And you haven’t run it through a single real filter.

That’s how most brand names get picked. On vibes. On excitement. On the fact that it sounded cool at 11pm when you were too tired to think straight.

Then six months later you get a cease and desist. Or you find out it means something embarrassing in Spanish. Or you realize you can’t rank for it because Google thinks you’re a dental practice in Ohio.

A bad name doesn’t kill a business. But it taxes it — every single day. Every customer who can’t spell it. Every search that doesn’t find you. Every market you can’t enter because someone else owns the trademark.

You don’t have to do this the hard way.

Here’s the checklist. Use it.

20 Things Your Brand Name Has to Get Right

1. Is it clear and memorable?

Someone hears it once. Do they remember it tomorrow?

That’s the only test that matters here. Not “sounds interesting.” Not “kind of catchy.” Actually sticks.

Short wins. Distinct wins. If you have to spell it out every single time you say it, that name is a permanent tax on every conversation your business ever has.

2. Is it timeless?

Trends feel like momentum. They’re not. They’re expiration dates.

That name that sounds impossibly fresh right now? In ten years it’s going to read like a 2024 startup graveyard. Slang ages. Cultural moments pass. Waves break.

Ask yourself: would this name have made sense in 2005? Will it make sense in 2040? If the answer to both is yes, you’re onto something real.

3. Is it appropriate?

Appropriate for your audience. Your industry. What you actually do.

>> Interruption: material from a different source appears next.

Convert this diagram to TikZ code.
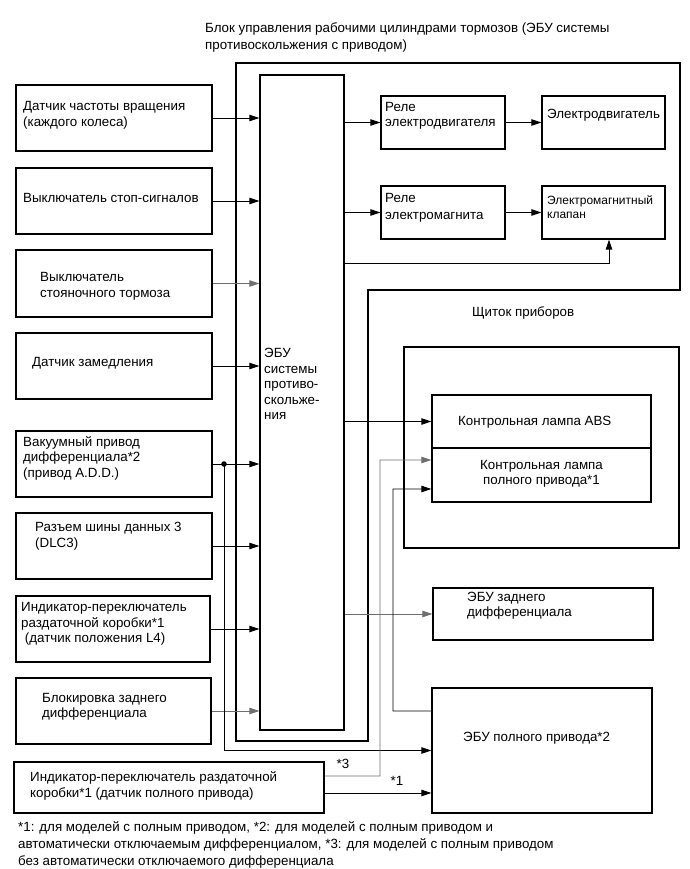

A playful, punny name might be perfect for a pet grooming brand and completely wrong for a financial firm. Neither is better in the abstract — it’s about fit.

Think about the table you’re trying to sit at. Does the name get you a seat?

4. Is it versatile?

Your business is going to grow. Change. Pivot. Expand.

A name that locks you into one product, one city, or one moment in time is a cage you won’t feel until you’re in it. “Dallas Printing Co.” is fine until you want clients in Miami. “NFT Marketplace Hub” was a name people regretted by 2023.

Leave the door open.

5. Does it convey your value proposition?

What do you do, and who do you do it for?

The best names give a hint — or at least don’t contradict the answer. You don’t have to be literal. Literal is often boring. But there needs to be a thread between what the name evokes and what the business delivers.

If someone hears your name and has no idea what world it lives in, that’s a gap they’ll fill themselves. Usually wrong.

6. Does it empower your brand?

Some names put energy behind you. They feel like momentum. They give your team something to build toward.

Others are just… fine. Functional. Forgettable.

You want a name that makes the brand bigger — not one that just labels it. Does it make you feel something when you say it? If not, keep looking.

7. Does it support reputation control?

When something goes wrong — and eventually, something always does — is your name going to make the headline worse?

Also: can you actually own your name in search? A name that’s a common word (“Edge,” “Go,” “One”) is nearly impossible to control online. You’ll spend years fighting for visibility you should have owned from day one.

8. Does it avoid unusual spellings and meanings?

Kre8ive Solutiionz. You’ve seen it. Don’t be it.

Unusual spellings feel clever for about five minutes. Then they become a permanent customer service problem. You’re spelling it out on every call. You’re correcting it in every email. Forever.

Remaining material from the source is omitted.